• **The input**
## BEGIN
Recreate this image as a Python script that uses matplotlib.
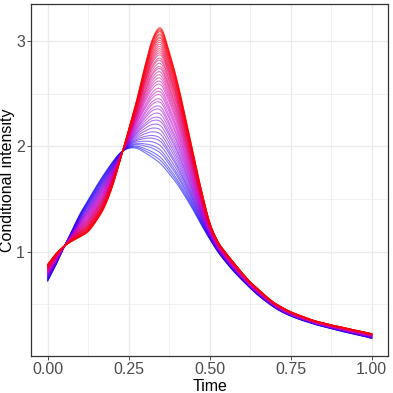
import numpy as np
import matplotlib
matplotlib.use("Agg")
import matplotlib.pyplot as plt
from matplotlib.colors import LinearSegmentedColormap

# time grid (step 0.025)
time = [0.000, 0.025, 0.050, 0.075, 0.100, 0.125, 0.150, 0.175, 0.200, 0.225,
        0.250, 0.275, 0.300, 0.325, 0.350, 0.375, 0.400, 0.425, 0.450, 0.475,
        0.500, 0.525, 0.550, 0.575, 0.600, 0.625, 0.650, 0.675, 0.700, 0.725,
        0.750, 0.775, 0.800, 0.825, 0.850, 0.875, 0.900, 0.925, 0.950, 0.975,
        1.000]

# first (blue) curve
intensity_blue = [0.72, 0.87, 1.04, 1.20, 1.36, 1.49, 1.62, 1.74, 1.85, 1.94,
                  1.98, 1.98, 1.94, 1.89, 1.83, 1.74, 1.64, 1.52, 1.39, 1.25,
                  1.12, 1.00, 0.90, 0.81, 0.73, 0.655, 0.585, 0.525, 0.47, 0.425,
                  0.39, 0.36, 0.335, 0.31, 0.29, 0.27, 0.25, 0.232, 0.215, 0.198,
                  0.178]

# last (red) curve
intensity_red = [0.88, 0.98, 1.05, 1.10, 1.14, 1.19, 1.29, 1.42, 1.62, 1.88,
                 2.16, 2.44, 2.76, 3.03, 3.12, 2.90, 2.62, 2.28, 1.92, 1.58,
                 1.28, 1.10, 0.99, 0.895, 0.80, 0.715, 0.645, 0.575, 0.515, 0.47,
                 0.43, 0.40, 0.37, 0.345, 0.325, 0.305, 0.29, 0.272, 0.256, 0.24,
                 0.222]

# height of every curve at t = 0.35 (blue -> red)
level_at_peak = [1.83, 1.86, 1.89, 1.93, 1.96, 2.00, 2.04, 2.07, 2.11, 2.15,
                 2.19, 2.23, 2.26, 2.30, 2.34, 2.37, 2.41, 2.44, 2.48, 2.51,
                 2.54, 2.58, 2.61, 2.64, 2.67, 2.70, 2.73, 2.75, 2.78, 2.81,
                 2.83, 2.86, 2.88, 2.90, 2.92, 2.94, 2.96, 2.98, 3.00, 3.02,
                 3.03, 3.05, 3.06, 3.08, 3.09, 3.10, 3.11, 3.12]


def smooth(x, y, n=12):
    # catmull-rom through the points, just for drawing
    x = np.asarray(x); y = np.asarray(y)
    xp = np.r_[2 * x[0] - x[1], x, 2 * x[-1] - x[-2]]
    yp = np.r_[2 * y[0] - y[1], y, 2 * y[-1] - y[-2]]
    s = np.linspace(0, 1, n, endpoint=False)
    xs, ys = [], []
    for i in range(1, len(xp) - 2):
        for arr, out in ((xp, xs), (yp, ys)):
            p0, p1, p2, p3 = arr[i - 1], arr[i], arr[i + 1], arr[i + 2]
            out.append(0.5 * (2 * p1 + (p2 - p0) * s
                              + (2 * p0 - 5 * p1 + 4 * p2 - p3) * s ** 2
                              + (3 * p1 - p0 - 3 * p2 + p3) * s ** 3))
    xs.append([x[-1]]); ys.append([y[-1]])
    return np.concatenate(xs), np.concatenate(ys)


t = np.array(time)
lo = np.array(intensity_blue)
hi = np.array(intensity_red)
w_all = (np.array(level_at_peak) - lo[14]) / (hi[14] - lo[14])

cmap = LinearSegmentedColormap.from_list(
    "br", [(0.0, (0.0, 0.0, 1.0)), (0.5, (0.78, 0.0, 0.82)), (1.0, (1.0, 0.0, 0.0))])

plt.rcParams['font.family'] = ['Liberation Sans', 'DejaVu Sans']
fig = plt.figure(figsize=(3.93, 3.93), dpi=100)
ax = fig.add_axes([0.080, 0.095, 0.907, 0.895])

for w in w_all:
    xs, ys = smooth(t, lo + w * (hi - lo))
    ax.plot(xs, ys, color=cmap(w), alpha=0.55, lw=0.8)

ax.set_xlim(-0.05, 1.05)
ax.set_ylim(0.014, 3.35)
ax.set_xticks([0, 0.25, 0.5, 0.75, 1.0])
ax.set_xticklabels(['0.00', '0.25', '0.50', '0.75', '1.00'])
ax.set_yticks([1, 2, 3])
ax.set_xticks([0.125, 0.375, 0.625, 0.875], minor=True)
ax.set_yticks([0.5, 1.5, 2.5], minor=True)
ax.grid(which='major', color='#ebebeb', lw=1.0)
ax.grid(which='minor', color='#ebebeb', lw=0.5)
ax.set_axisbelow(True)
ax.tick_params(which='major', direction='out', length=2.75, width=0.6,
               color='#333333', labelsize=11.5, labelcolor='#4d4d4d', pad=2)
ax.tick_params(which='minor', length=0)
for s in ax.spines.values():
    s.set_color('#333333')
    s.set_linewidth(0.9)

ax.set_xlabel('Time', fontsize=11.5, labelpad=1)
ax.set_ylabel('Conditional intensity', fontsize=11.5)
ax.yaxis.set_label_coords(-0.047, 0.5)

fig.savefig('out.png', dpi=100)
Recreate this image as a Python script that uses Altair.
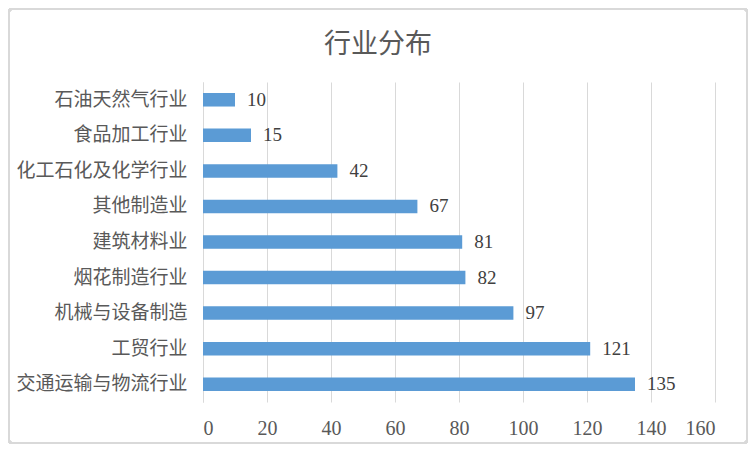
import altair as alt
import pandas as pd

categories = ["石油天然气行业", "食品加工行业", "化工石化及化学行业", "其他制造业",
              "建筑材料业", "烟花制造行业", "机械与设备制造", "工贸行业", "交通运输与物流行业"]
values = [10, 15, 42, 67, 81, 82, 97, 121, 135]
x_ticks = [0, 20, 40, 60, 80, 100, 120, 140, 160]

df = pd.DataFrame({"category": categories, "value": values})

W, H = 512, 320
PL, PT, PR, PB = 195, 74, 33, 42
SERIF = "Liberation Serif"

y_enc = alt.Y("category:N", sort=categories, title=None,
              scale=alt.Scale(paddingInner=0.62, paddingOuter=0.31),
              axis=alt.Axis(labelFont="Noto Sans CJK SC", labelFontSize=19,
                            labelColor="#595959", labelPadding=16, ticks=False,
                            domainColor="#d9d9d9", grid=False))
x_enc = alt.X("value:Q", title=None,
              scale=alt.Scale(domain=[0, 160], nice=False),
              axis=alt.Axis(values=x_ticks, labelFont=SERIF, labelFontSize=20,
                            labelColor="#595959", labelPadding=16, ticks=False,
                            domain=False, gridColor="#d9d9d9", grid=True))

bars = alt.Chart(df).mark_bar(color="#5B9BD5").encode(x=x_enc, y=y_enc)
labels = alt.Chart(df).mark_text(align="left", baseline="middle", dx=12,
                                 font=SERIF, fontSize=19,
                                 color="#404040").encode(
    x="value:Q", y=alt.Y("category:N", sort=categories), text="value:Q")

border = alt.Chart(df).mark_rect(fill=None, stroke="#d9d9d9", strokeWidth=2,
                                 cornerRadius=3).encode(
    x=alt.value(-PL + 1), x2=alt.value(W + PR - 1),
    y=alt.value(-PT + 1), y2=alt.value(H + PB - 1))

chart = alt.layer(border, bars, labels).properties(
    width=W, height=H,
    autosize=alt.AutoSizeParams(type="none"),
    padding={"left": PL, "top": PT, "right": PR, "bottom": PB},
    title=alt.TitleParams("行业分布", font="Noto Sans CJK SC", fontSize=27,
                          fontWeight="normal", color="#595959", frame="group",
                          anchor="middle", dx=-81, offset=-78, baseline="bottom"),
).configure_view(stroke=None).configure_axisX(labelFont=SERIF, labelFontSize=20)

chart.save("out.html", embed_options={"renderer": "svg", "actions": False})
## END
• **The request**
Repeat the material above in full and exactly, apart from the pictures.

• **Written solution**
Recreate this image as a Python script that uses matplotlib.
import numpy as np
import matplotlib
matplotlib.use("Agg")
import matplotlib.pyplot as plt
from matplotlib.colors import LinearSegmentedColormap

# time grid (step 0.025)
time = [0.000, 0.025, 0.050, 0.075, 0.100, 0.125, 0.150, 0.175, 0.200, 0.225,
        0.250, 0.275, 0.300, 0.325, 0.350, 0.375, 0.400, 0.425, 0.450, 0.475,
        0.500, 0.525, 0.550, 0.575, 0.600, 0.625, 0.650, 0.675, 0.700, 0.725,
        0.750, 0.775, 0.800, 0.825, 0.850, 0.875, 0.900, 0.925, 0.950, 0.975,
        1.000]

# first (blue) curve
intensity_blue = [0.72, 0.87, 1.04, 1.20, 1.36, 1.49, 1.62, 1.74, 1.85, 1.94,
                  1.98, 1.98, 1.94, 1.89, 1.83, 1.74, 1.64, 1.52, 1.39, 1.25,
                  1.12, 1.00, 0.90, 0.81, 0.73, 0.655, 0.585, 0.525, 0.47, 0.425,
                  0.39, 0.36, 0.335, 0.31, 0.29, 0.27, 0.25, 0.232, 0.215, 0.198,
                  0.178]

# last (red) curve
intensity_red = [0.88, 0.98, 1.05, 1.10, 1.14, 1.19, 1.29, 1.42, 1.62, 1.88,
                 2.16, 2.44, 2.76, 3.03, 3.12, 2.90, 2.62, 2.28, 1.92, 1.58,
                 1.28, 1.10, 0.99, 0.895, 0.80, 0.715, 0.645, 0.575, 0.515, 0.47,
                 0.43, 0.40, 0.37, 0.345, 0.325, 0.305, 0.29, 0.272, 0.256, 0.24,
                 0.222]

# height of every curve at t = 0.35 (blue -> red)
level_at_peak = [1.83, 1.86, 1.89, 1.93, 1.96, 2.00, 2.04, 2.07, 2.11, 2.15,
                 2.19, 2.23, 2.26, 2.30, 2.34, 2.37, 2.41, 2.44, 2.48, 2.51,
                 2.54, 2.58, 2.61, 2.64, 2.67, 2.70, 2.73, 2.75, 2.78, 2.81,
                 2.83, 2.86, 2.88, 2.90, 2.92, 2.94, 2.96, 2.98, 3.00, 3.02,
                 3.03, 3.05, 3.06, 3.08, 3.09, 3.10, 3.11, 3.12]


def smooth(x, y, n=12):
    # catmull-rom through the points, just for drawing
    x = np.asarray(x); y = np.asarray(y)
    xp = np.r_[2 * x[0] - x[1], x, 2 * x[-1] - x[-2]]
    yp = np.r_[2 * y[0] - y[1], y, 2 * y[-1] - y[-2]]
    s = np.linspace(0, 1, n, endpoint=False)
    xs, ys = [], []
    for i in range(1, len(xp) - 2):
        for arr, out in ((xp, xs), (yp, ys)):
            p0, p1, p2, p3 = arr[i - 1], arr[i], arr[i + 1], arr[i + 2]
            out.append(0.5 * (2 * p1 + (p2 - p0) * s
                              + (2 * p0 - 5 * p1 + 4 * p2 - p3) * s ** 2
                              + (3 * p1 - p0 - 3 * p2 + p3) * s ** 3))
    xs.append([x[-1]]); ys.append([y[-1]])
    return np.concatenate(xs), np.concatenate(ys)


t = np.array(time)
lo = np.array(intensity_blue)
hi = np.array(intensity_red)
w_all = (np.array(level_at_peak) - lo[14]) / (hi[14] - lo[14])

cmap = LinearSegmentedColormap.from_list(
    "br", [(0.0, (0.0, 0.0, 1.0)), (0.5, (0.78, 0.0, 0.82)), (1.0, (1.0, 0.0, 0.0))])

plt.rcParams['font.family'] = ['Liberation Sans', 'DejaVu Sans']
fig = plt.figure(figsize=(3.93, 3.93), dpi=100)
ax = fig.add_axes([0.080, 0.095, 0.907, 0.895])

for w in w_all:
    xs, ys = smooth(t, lo + w * (hi - lo))
    ax.plot(xs, ys, color=cmap(w), alpha=0.55, lw=0.8)

ax.set_xlim(-0.05, 1.05)
ax.set_ylim(0.014, 3.35)
ax.set_xticks([0, 0.25, 0.5, 0.75, 1.0])
ax.set_xticklabels(['0.00', '0.25', '0.50', '0.75', '1.00'])
ax.set_yticks([1, 2, 3])
ax.set_xticks([0.125, 0.375, 0.625, 0.875], minor=True)
ax.set_yticks([0.5, 1.5, 2.5], minor=True)
ax.grid(which='major', color='#ebebeb', lw=1.0)
ax.grid(which='minor', color='#ebebeb', lw=0.5)
ax.set_axisbelow(True)
ax.tick_params(which='major', direction='out', length=2.75, width=0.6,
               color='#333333', labelsize=11.5, labelcolor='#4d4d4d', pad=2)
ax.tick_params(which='minor', length=0)
for s in ax.spines.values():
    s.set_color('#333333')
    s.set_linewidth(0.9)

ax.set_xlabel('Time', fontsize=11.5, labelpad=1)
ax.set_ylabel('Conditional intensity', fontsize=11.5)
ax.yaxis.set_label_coords(-0.047, 0.5)

fig.savefig('out.png', dpi=100)
Recreate this image as a Python script that uses Altair.
import altair as alt
import pandas as pd

categories = ["石油天然气行业", "食品加工行业", "化工石化及化学行业", "其他制造业",
              "建筑材料业", "烟花制造行业", "机械与设备制造", "工贸行业", "交通运输与物流行业"]
values = [10, 15, 42, 67, 81, 82, 97, 121, 135]
x_ticks = [0, 20, 40, 60, 80, 100, 120, 140, 160]

df = pd.DataFrame({"category": categories, "value": values})

W, H = 512, 320
PL, PT, PR, PB = 195, 74, 33, 42
SERIF = "Liberation Serif"

y_enc = alt.Y("category:N", sort=categories, title=None,
              scale=alt.Scale(paddingInner=0.62, paddingOuter=0.31),
              axis=alt.Axis(labelFont="Noto Sans CJK SC", labelFontSize=19,
                            labelColor="#595959", labelPadding=16, ticks=False,
                            domainColor="#d9d9d9", grid=False))
x_enc = alt.X("value:Q", title=None,
              scale=alt.Scale(domain=[0, 160], nice=False),
              axis=alt.Axis(values=x_ticks, labelFont=SERIF, labelFontSize=20,
                            labelColor="#595959", labelPadding=16, ticks=False,
                            domain=False, gridColor="#d9d9d9", grid=True))

bars = alt.Chart(df).mark_bar(color="#5B9BD5").encode(x=x_enc, y=y_enc)
labels = alt.Chart(df).mark_text(align="left", baseline="middle", dx=12,
                                 font=SERIF, fontSize=19,
                                 color="#404040").encode(
    x="value:Q", y=alt.Y("category:N", sort=categories), text="value:Q")

border = alt.Chart(df).mark_rect(fill=None, stroke="#d9d9d9", strokeWidth=2,
                                 cornerRadius=3).encode(
    x=alt.value(-PL + 1), x2=alt.value(W + PR - 1),
    y=alt.value(-PT + 1), y2=alt.value(H + PB - 1))

chart = alt.layer(border, bars, labels).properties(
    width=W, height=H,
    autosize=alt.AutoSizeParams(type="none"),
    padding={"left": PL, "top": PT, "right": PR, "bottom": PB},
    title=alt.TitleParams("行业分布", font="Noto Sans CJK SC", fontSize=27,
                          fontWeight="normal", color="#595959", frame="group",
                          anchor="middle", dx=-81, offset=-78, baseline="bottom"),
).configure_view(stroke=None).configure_axisX(labelFont=SERIF, labelFontSize=20)

chart.save("out.html", embed_options={"renderer": "svg", "actions": False})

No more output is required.